Start at the line containing "Write a Python", stop at the line containing "77, 97, 62, 0]", and please reproduce every line in between, both ends included, without pictures.

# Information supplied
********************

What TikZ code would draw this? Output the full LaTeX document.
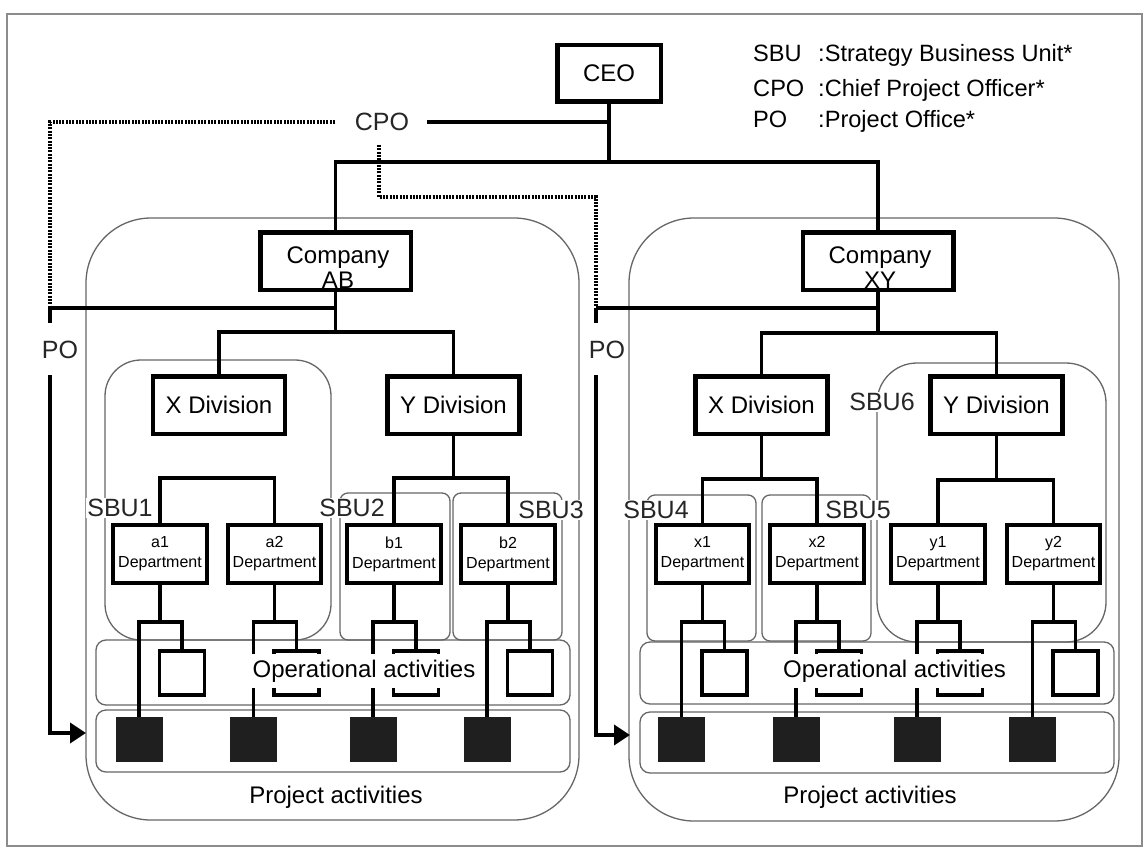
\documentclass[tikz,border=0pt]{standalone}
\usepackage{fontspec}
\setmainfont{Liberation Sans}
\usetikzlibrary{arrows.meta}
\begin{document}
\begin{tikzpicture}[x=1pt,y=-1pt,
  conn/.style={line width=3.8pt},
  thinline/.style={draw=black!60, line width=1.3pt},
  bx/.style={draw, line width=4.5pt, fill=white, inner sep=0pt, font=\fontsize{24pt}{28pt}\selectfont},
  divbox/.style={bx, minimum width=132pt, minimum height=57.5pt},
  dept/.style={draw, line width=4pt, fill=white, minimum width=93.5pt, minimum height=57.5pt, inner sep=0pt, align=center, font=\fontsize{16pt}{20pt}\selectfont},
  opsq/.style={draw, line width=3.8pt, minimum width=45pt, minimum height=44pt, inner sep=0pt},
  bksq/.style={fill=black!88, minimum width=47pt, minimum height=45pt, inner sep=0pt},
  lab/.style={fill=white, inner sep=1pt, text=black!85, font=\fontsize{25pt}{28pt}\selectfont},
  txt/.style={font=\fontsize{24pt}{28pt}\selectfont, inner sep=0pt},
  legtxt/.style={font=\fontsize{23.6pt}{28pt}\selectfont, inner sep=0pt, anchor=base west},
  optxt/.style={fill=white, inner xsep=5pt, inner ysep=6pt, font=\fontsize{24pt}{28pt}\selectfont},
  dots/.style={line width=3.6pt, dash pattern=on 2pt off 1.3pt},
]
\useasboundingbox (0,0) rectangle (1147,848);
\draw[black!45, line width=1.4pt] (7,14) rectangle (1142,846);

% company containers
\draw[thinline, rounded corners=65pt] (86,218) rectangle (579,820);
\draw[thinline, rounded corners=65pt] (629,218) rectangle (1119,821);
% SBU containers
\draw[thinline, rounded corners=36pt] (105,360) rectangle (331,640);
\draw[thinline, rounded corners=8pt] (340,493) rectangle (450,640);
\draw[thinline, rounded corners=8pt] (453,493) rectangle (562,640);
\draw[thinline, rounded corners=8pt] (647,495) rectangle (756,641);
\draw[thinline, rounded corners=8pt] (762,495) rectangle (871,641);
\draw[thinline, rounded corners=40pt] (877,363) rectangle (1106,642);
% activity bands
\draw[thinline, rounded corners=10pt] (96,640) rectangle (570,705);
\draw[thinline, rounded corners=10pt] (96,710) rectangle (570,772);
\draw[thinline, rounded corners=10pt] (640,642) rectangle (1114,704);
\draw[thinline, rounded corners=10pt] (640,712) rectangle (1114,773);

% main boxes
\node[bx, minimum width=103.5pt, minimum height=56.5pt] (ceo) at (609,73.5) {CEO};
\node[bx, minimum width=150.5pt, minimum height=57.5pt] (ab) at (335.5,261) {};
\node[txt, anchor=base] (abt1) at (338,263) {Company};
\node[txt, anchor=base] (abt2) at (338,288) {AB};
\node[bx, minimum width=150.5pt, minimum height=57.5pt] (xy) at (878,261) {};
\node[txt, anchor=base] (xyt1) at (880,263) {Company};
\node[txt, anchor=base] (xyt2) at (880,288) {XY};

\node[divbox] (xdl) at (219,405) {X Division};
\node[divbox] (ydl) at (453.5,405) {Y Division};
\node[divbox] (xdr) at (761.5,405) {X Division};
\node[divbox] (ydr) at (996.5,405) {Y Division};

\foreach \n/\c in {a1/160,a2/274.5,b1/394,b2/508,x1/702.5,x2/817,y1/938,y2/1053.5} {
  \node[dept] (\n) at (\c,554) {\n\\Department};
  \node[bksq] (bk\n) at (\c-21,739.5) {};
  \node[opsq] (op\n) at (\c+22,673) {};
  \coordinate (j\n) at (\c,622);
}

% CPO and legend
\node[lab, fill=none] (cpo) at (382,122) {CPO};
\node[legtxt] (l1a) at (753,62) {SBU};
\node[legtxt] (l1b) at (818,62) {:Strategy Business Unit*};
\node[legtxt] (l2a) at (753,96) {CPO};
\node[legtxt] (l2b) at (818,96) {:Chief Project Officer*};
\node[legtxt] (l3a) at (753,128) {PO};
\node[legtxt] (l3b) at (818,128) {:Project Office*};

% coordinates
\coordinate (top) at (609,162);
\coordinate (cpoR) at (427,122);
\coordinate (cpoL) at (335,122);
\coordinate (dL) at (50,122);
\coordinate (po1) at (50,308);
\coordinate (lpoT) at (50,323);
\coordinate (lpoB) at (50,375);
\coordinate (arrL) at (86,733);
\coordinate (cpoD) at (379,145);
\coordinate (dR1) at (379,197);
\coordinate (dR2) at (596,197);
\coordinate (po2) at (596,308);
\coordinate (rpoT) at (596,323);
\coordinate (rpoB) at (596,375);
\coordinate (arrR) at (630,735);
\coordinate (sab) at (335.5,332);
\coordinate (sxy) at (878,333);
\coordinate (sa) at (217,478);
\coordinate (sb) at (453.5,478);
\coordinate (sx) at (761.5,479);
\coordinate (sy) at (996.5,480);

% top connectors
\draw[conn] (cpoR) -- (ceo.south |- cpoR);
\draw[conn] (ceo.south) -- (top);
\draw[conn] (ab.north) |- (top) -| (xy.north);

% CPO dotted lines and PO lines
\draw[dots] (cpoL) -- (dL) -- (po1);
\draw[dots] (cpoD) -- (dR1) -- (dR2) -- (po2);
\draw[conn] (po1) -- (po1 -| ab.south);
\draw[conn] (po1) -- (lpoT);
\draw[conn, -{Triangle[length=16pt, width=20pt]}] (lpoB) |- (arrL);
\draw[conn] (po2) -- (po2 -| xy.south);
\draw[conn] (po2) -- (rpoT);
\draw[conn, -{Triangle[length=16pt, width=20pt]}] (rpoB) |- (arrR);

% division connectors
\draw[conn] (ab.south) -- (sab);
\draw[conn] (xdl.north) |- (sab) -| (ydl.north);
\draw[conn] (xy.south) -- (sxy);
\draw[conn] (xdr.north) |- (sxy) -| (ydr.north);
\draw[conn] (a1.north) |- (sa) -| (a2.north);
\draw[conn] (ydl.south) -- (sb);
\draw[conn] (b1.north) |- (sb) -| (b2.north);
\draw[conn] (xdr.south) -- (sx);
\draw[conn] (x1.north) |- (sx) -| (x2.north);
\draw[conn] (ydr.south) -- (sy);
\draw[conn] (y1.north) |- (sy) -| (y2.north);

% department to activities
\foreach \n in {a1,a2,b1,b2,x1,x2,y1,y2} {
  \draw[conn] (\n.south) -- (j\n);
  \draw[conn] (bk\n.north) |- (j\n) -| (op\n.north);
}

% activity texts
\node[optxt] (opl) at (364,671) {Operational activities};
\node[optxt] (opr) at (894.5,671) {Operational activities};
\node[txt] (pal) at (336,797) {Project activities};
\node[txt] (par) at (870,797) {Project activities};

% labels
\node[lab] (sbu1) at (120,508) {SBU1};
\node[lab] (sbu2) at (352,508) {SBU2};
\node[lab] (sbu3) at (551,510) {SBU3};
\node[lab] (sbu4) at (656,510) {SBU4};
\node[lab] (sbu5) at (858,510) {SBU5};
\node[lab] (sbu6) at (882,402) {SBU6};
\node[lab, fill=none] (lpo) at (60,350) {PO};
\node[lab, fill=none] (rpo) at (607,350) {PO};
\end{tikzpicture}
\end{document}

********************

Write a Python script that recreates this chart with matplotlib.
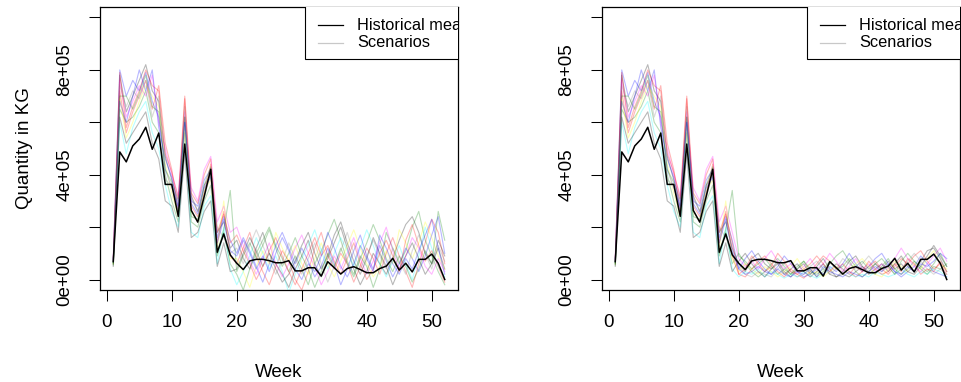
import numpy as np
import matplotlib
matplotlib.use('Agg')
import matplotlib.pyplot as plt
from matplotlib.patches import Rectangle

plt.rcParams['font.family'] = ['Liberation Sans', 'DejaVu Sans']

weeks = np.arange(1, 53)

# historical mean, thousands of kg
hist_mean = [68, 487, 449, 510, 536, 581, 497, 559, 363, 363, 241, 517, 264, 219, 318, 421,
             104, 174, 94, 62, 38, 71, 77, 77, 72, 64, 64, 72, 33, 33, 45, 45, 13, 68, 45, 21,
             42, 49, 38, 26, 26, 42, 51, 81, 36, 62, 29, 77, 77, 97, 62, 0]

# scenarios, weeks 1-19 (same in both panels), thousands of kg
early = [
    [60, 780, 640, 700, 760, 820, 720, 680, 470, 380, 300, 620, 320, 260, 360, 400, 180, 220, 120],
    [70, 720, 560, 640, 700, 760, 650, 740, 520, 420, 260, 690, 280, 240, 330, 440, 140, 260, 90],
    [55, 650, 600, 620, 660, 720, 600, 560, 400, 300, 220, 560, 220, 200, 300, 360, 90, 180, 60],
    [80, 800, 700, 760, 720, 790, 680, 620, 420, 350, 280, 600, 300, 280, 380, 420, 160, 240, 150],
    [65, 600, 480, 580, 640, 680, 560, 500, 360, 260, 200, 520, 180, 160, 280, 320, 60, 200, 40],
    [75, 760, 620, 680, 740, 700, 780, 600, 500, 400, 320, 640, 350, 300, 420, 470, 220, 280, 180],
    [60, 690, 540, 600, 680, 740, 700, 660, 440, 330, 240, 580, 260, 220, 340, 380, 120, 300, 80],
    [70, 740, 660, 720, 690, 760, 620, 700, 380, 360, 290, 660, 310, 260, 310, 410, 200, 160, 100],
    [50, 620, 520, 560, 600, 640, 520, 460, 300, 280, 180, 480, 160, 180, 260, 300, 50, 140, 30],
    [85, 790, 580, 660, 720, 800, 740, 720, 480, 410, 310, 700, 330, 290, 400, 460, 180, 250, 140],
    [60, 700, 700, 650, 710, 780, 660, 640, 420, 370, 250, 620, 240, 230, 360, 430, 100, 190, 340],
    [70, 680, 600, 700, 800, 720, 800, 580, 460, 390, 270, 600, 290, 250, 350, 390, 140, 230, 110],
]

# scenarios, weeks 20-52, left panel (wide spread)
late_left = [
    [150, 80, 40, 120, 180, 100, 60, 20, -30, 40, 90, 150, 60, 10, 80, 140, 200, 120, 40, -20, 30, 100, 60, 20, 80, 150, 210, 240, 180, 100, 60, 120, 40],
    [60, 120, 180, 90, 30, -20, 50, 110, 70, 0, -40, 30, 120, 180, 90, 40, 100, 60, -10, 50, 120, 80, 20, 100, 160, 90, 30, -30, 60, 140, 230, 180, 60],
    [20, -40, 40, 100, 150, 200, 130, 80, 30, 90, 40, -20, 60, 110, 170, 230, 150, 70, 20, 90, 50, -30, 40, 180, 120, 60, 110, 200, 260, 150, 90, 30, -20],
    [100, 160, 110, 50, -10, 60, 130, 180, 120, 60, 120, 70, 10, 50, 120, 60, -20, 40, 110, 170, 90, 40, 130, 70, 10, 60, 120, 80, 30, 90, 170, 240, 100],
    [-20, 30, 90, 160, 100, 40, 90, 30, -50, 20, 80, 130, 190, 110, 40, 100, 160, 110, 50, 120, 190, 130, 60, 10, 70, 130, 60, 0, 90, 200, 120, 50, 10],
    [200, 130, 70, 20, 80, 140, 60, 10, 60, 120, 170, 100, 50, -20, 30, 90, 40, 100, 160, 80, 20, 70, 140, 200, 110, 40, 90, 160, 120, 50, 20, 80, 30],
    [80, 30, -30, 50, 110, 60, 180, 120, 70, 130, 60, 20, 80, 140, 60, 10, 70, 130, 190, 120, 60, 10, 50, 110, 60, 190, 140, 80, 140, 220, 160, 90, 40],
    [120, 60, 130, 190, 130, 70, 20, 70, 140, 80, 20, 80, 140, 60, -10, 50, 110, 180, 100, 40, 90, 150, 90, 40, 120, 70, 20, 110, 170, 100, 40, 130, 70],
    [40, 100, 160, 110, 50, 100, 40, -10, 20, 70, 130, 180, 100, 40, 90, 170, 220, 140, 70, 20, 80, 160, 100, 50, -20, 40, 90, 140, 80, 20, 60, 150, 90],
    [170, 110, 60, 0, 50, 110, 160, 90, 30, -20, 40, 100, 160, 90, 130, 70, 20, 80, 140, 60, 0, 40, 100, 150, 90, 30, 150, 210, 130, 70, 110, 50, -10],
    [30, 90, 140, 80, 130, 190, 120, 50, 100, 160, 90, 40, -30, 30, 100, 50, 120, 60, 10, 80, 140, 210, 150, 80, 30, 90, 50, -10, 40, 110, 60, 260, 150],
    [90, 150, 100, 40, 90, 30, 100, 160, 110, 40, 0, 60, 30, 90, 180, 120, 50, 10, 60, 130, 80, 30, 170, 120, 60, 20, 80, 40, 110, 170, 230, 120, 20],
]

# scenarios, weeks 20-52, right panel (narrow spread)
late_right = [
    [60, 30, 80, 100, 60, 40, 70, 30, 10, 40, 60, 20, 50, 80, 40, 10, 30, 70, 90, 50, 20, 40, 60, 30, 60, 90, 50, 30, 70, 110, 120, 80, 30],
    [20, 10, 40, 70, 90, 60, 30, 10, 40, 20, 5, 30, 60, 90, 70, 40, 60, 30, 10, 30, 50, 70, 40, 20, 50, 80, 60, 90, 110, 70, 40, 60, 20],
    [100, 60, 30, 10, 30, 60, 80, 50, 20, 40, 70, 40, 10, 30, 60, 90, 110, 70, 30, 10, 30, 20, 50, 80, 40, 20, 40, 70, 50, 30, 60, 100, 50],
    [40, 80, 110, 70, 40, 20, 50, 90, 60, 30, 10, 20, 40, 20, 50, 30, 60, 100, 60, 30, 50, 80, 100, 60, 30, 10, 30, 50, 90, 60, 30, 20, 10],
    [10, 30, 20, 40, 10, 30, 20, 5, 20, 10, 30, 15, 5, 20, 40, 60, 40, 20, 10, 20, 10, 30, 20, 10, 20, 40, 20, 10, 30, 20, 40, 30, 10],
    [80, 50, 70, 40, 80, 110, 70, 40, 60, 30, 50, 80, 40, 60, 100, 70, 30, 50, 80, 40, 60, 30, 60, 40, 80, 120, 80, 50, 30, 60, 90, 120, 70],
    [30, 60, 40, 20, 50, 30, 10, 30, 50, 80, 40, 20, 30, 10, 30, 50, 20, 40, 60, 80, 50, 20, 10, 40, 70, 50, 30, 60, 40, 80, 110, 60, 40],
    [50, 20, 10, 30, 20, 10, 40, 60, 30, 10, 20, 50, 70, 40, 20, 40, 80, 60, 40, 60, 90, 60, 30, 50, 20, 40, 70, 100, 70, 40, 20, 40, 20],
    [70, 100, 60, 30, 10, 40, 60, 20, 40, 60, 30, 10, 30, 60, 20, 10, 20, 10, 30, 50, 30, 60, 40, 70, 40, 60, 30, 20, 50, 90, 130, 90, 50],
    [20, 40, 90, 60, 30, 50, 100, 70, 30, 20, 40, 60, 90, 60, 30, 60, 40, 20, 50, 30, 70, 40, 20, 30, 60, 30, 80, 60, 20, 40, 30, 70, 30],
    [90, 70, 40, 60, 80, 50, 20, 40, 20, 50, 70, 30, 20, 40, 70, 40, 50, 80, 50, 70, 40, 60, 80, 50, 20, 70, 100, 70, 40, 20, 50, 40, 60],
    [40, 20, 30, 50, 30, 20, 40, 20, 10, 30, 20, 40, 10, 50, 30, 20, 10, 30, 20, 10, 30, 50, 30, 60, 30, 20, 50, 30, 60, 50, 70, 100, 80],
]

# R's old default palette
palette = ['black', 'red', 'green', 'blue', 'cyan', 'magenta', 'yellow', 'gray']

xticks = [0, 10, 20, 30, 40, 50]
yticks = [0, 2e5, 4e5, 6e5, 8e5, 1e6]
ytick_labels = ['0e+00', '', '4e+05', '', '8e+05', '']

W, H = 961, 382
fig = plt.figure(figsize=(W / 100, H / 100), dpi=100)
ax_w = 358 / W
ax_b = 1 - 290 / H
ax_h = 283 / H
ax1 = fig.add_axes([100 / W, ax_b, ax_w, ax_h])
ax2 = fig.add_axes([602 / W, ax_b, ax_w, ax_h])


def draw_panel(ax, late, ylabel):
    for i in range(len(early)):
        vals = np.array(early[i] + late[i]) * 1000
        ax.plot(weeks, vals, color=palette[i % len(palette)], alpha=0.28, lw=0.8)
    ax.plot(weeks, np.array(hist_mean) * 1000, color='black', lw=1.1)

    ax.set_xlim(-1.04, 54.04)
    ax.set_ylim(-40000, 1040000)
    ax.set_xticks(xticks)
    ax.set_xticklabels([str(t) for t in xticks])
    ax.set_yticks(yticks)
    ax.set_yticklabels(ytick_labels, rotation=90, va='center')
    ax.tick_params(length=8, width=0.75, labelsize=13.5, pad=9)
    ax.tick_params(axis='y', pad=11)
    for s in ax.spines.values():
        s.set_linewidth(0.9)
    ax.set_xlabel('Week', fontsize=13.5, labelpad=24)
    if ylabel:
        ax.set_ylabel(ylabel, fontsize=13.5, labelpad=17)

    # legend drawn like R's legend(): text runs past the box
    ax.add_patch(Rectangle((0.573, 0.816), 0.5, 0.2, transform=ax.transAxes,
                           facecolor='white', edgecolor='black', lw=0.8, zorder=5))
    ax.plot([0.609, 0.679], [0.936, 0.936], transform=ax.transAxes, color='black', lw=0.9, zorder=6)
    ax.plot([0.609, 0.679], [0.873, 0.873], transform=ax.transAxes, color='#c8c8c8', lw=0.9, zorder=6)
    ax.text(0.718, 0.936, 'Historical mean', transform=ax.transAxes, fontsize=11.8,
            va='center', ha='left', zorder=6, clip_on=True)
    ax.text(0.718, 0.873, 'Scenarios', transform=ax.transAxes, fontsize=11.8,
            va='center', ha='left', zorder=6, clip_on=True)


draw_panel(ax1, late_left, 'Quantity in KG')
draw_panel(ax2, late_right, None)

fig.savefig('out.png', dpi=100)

********************

# Written answer
Write a Python script that recreates this chart with matplotlib.
import numpy as np
import matplotlib
matplotlib.use('Agg')
import matplotlib.pyplot as plt
from matplotlib.patches import Rectangle

plt.rcParams['font.family'] = ['Liberation Sans', 'DejaVu Sans']

weeks = np.arange(1, 53)

# historical mean, thousands of kg
hist_mean = [68, 487, 449, 510, 536, 581, 497, 559, 363, 363, 241, 517, 264, 219, 318, 421,
             104, 174, 94, 62, 38, 71, 77, 77, 72, 64, 64, 72, 33, 33, 45, 45, 13, 68, 45, 21,
             42, 49, 38, 26, 26, 42, 51, 81, 36, 62, 29, 77, 77, 97, 62, 0]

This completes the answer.